Famous Last Words leaves the record on a powerful high, even if it feels the concept is all but forgotten, before hidden track Blood (that was to become something of an off-kilter fan favourite) brings it back in a strange way, rounding off an album that was arguably My Chemical Romance’s most free and artistic high point, away from the scene that spawned them but before worldwide media attention hyped them beyond all expectation.

In hindsight its hard not to see The Black Parade as the beginning of the end of My Chemical Romance, throughout the sprawling tour that followed they tried to balance things to please both their old fan base and the new but it never quite seemed to gel. As someone who happily falls between these two camps though, the live shows I witnessed in this period were fantastic, even if they lacked the straight forward power and presence of their earlier, smaller, tours.

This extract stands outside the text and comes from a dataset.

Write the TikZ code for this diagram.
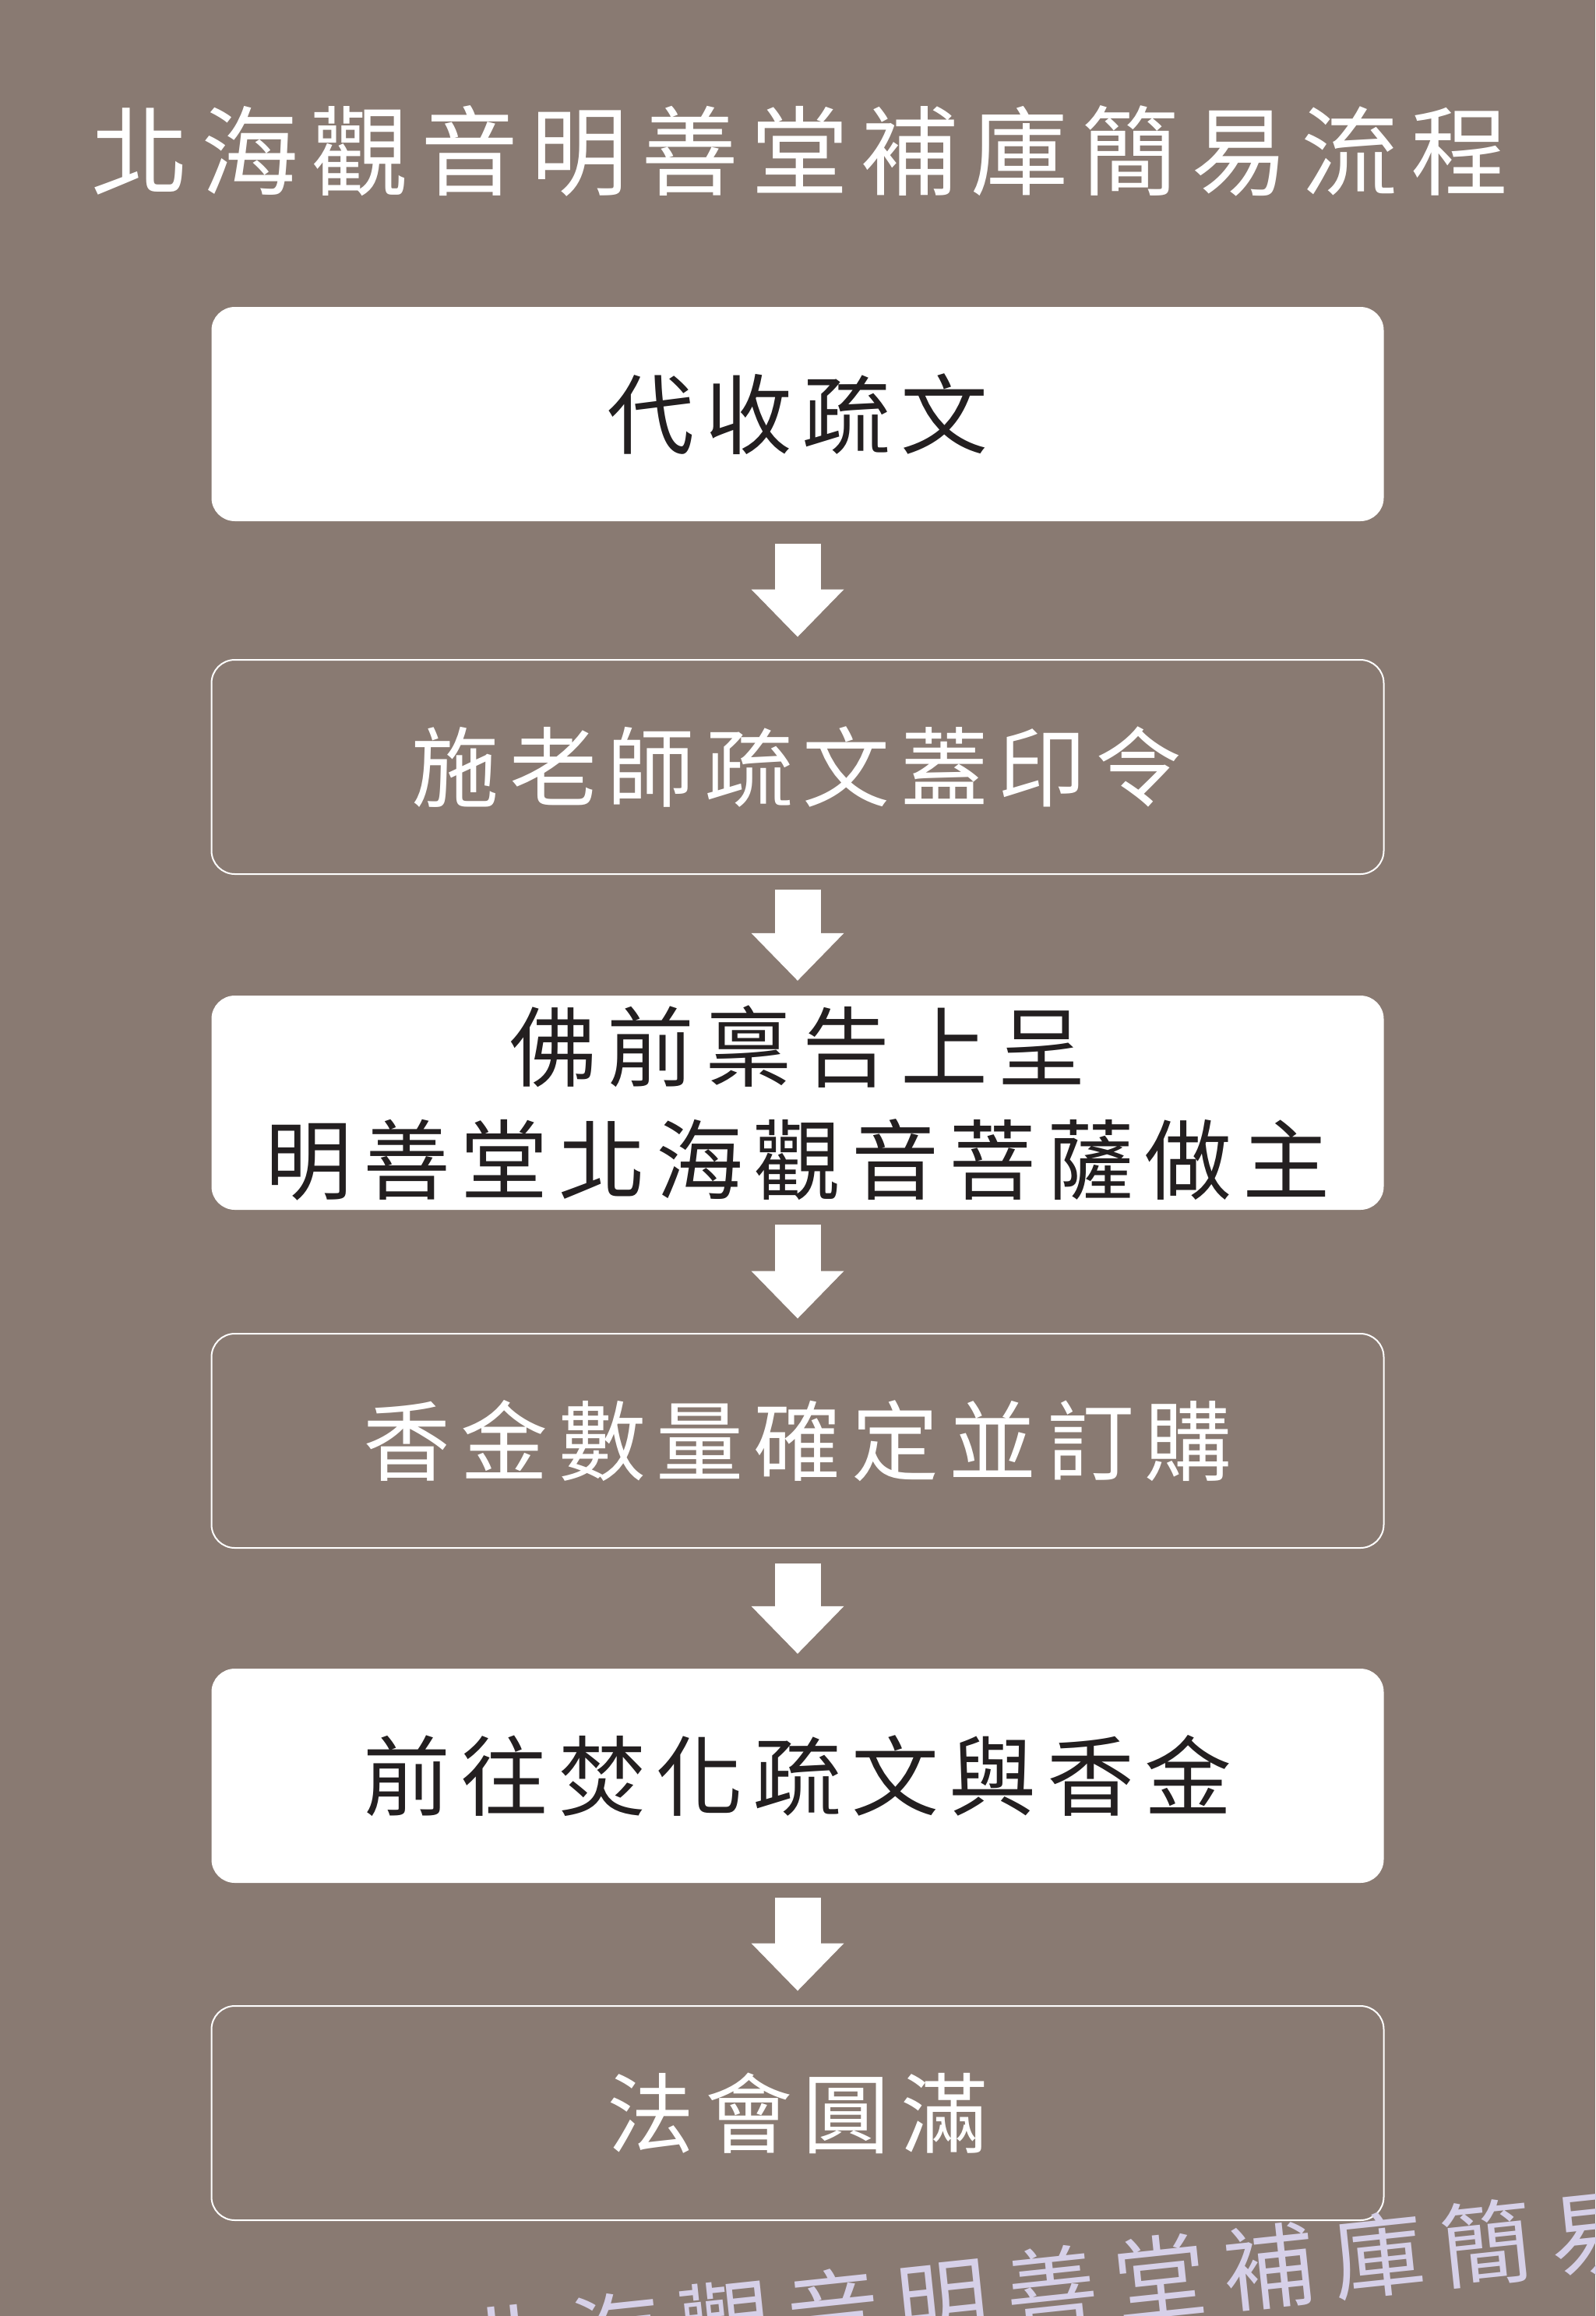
\documentclass[tikz,border=0pt]{standalone}
\usepackage{fontspec}
\usepackage{xcolor}
\newfontfamily\cjk[LetterSpace=12]{Noto Sans CJK TC}
\newfontfamily\cjktitle[LetterSpace=13]{Noto Sans CJK TC}
\newfontfamily\cjkmark[LetterSpace=19]{Noto Sans CJK TC}
\usetikzlibrary{arrows.meta}

\definecolor{bgbrown}{RGB}{137,122,114}
\definecolor{inkdark}{RGB}{35,31,32}
\definecolor{marklilac}{RGB}{214,208,232}

\tikzset{
  stepbox/.style={minimum width=15.05cm, minimum height=2.75cm, inner sep=0pt,
    rounded corners=0.3cm, align=center,
    font=\cjk\fontsize{1.12cm}{1.45cm}\selectfont},
  stepfill/.style={stepbox, fill=white, text=inkdark},
  stepline/.style={stepbox, draw=white, line width=0.02cm, text=white},
  flow/.style={white, line width=0.59cm,
    -{Triangle[length=0.61cm, width=1.19cm, line width=0pt]},
    shorten <=#1, shorten >=#1},
}

\begin{document}
\begin{tikzpicture}
% Background
\fill[bgbrown] (0,0) rectangle (20.48,-29.73);
\useasboundingbox (0,0) rectangle (20.48,-29.73);

% Title
\node[text=white, font=\cjktitle\fontsize{1.25cm}{1.5cm}\selectfont] (title) at (10.27,-1.94) {北海觀音明善堂補庫簡易流程};

% Steps
\node[stepfill] (s1) at (10.24,-5.315) {代收疏文};
\node[stepline] (s2) at (10.24,-9.845) {施老師疏文蓋印令};
\node[stepfill] (s3) at (10.24,-14.155) {佛前稟告上呈\\明善堂北海觀音菩薩做主};
\node[stepline] (s4) at (10.24,-18.495) {香金數量確定並訂購};
\node[stepfill] (s5) at (10.24,-22.795) {前往焚化疏文與香金};
\node[stepline] (s6) at (10.24,-27.125) {法會圓滿};

% Arrows
\draw[flow=0.285cm] (s1) -- (s2);
\draw[flow=0.185cm] (s2) -- (s3);
\draw[flow=0.185cm] (s3) -- (s4);
\draw[flow=0.185cm] (s4) -- (s5);
\draw[flow=0.185cm] (s5) -- (s6);

% Watermark
\begin{scope}
\clip (0,0) rectangle (20.48,-29.73);
\node[text=marklilac, rotate=6, font=\cjkmark\fontsize{1.18cm}{1.4cm}\selectfont] (mark) at (14.90,-29.24) {北海觀音明善堂補庫簡易流程};
\end{scope}
\end{tikzpicture}
\end{document}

My Chemical Romance as The Killjoys of Danger Days
My Chemical Romance as The Killjoys of Danger Days

While the follow-up tried to evoke a similar response it failed to live up to the challenge or the hype (though Danger Days still has some garage punk moments) making this album something of a special one-off.

The reaction to its 10th anniversary and the fact that it encouraged such devotion demonstrate the impact it had and, while the world of music has moved on, I can’t help but feel The Black Parade marks something of a moment in the final days before pop really became digital.